Items listed in a dataset
+---+
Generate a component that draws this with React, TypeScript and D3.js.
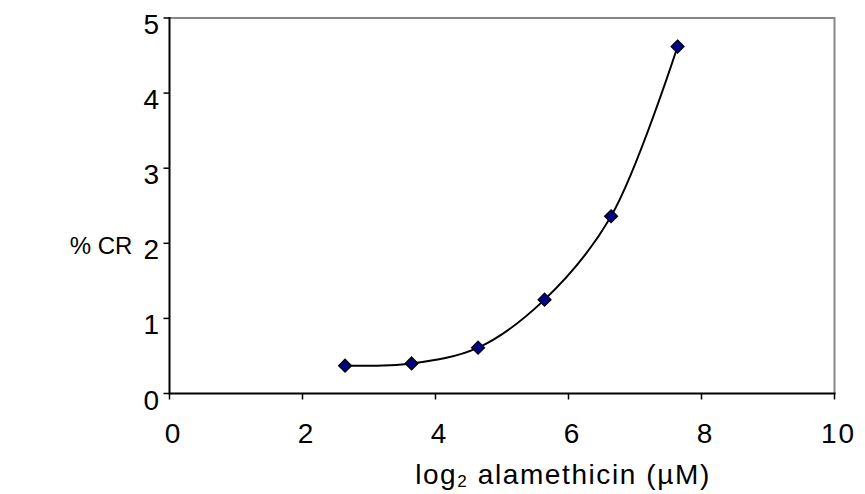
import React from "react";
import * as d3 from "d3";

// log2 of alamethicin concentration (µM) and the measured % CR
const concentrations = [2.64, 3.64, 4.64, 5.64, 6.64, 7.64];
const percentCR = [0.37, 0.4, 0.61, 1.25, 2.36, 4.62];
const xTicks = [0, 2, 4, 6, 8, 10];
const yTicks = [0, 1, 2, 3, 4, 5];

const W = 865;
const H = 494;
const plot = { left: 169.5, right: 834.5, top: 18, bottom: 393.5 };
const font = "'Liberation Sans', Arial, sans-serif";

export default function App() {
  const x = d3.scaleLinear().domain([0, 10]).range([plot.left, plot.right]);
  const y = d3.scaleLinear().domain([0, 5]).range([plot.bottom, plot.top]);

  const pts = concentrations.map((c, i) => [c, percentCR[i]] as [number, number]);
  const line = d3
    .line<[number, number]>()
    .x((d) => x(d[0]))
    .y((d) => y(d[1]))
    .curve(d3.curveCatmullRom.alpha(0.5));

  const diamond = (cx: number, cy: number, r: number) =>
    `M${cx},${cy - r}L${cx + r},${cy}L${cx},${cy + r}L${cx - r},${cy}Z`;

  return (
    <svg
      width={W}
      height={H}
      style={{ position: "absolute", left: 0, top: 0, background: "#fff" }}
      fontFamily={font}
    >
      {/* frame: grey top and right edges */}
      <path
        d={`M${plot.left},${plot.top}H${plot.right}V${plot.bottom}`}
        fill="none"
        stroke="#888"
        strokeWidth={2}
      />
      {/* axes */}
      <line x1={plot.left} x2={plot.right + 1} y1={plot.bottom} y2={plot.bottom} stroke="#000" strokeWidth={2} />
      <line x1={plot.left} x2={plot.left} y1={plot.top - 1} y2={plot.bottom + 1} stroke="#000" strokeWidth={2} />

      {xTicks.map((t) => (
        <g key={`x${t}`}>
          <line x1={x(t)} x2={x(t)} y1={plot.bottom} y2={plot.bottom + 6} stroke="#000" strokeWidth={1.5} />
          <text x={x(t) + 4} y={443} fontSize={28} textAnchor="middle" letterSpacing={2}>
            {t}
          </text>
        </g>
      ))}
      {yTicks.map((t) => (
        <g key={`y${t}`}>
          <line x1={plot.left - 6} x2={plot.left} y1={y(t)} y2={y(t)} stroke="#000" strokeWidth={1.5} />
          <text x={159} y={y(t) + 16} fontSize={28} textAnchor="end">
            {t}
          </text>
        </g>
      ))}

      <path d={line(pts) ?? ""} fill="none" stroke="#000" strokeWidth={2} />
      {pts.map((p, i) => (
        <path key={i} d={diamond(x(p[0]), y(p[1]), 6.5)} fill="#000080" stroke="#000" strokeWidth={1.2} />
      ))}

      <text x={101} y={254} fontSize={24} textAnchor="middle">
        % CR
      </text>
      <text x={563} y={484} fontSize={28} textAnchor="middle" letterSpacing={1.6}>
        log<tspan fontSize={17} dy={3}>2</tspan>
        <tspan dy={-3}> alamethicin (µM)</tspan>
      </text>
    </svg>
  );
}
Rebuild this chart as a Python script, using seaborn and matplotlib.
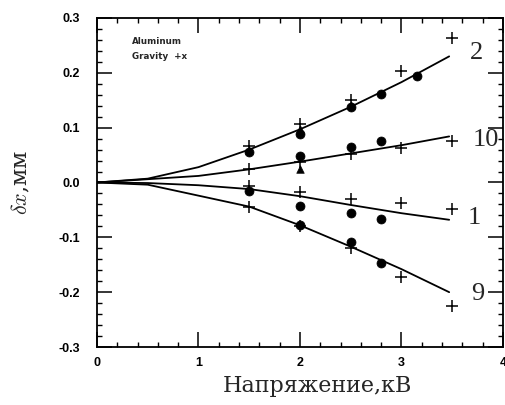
+---+
> _Exercise objective_
Copy nothing but the lines from the top of the data down to the line containing "import * as", and leave the pictures out.

> _Finished answer_
Generate a component that draws this with React, TypeScript and D3.js.
import React from "react";
import * as d3 from "d3";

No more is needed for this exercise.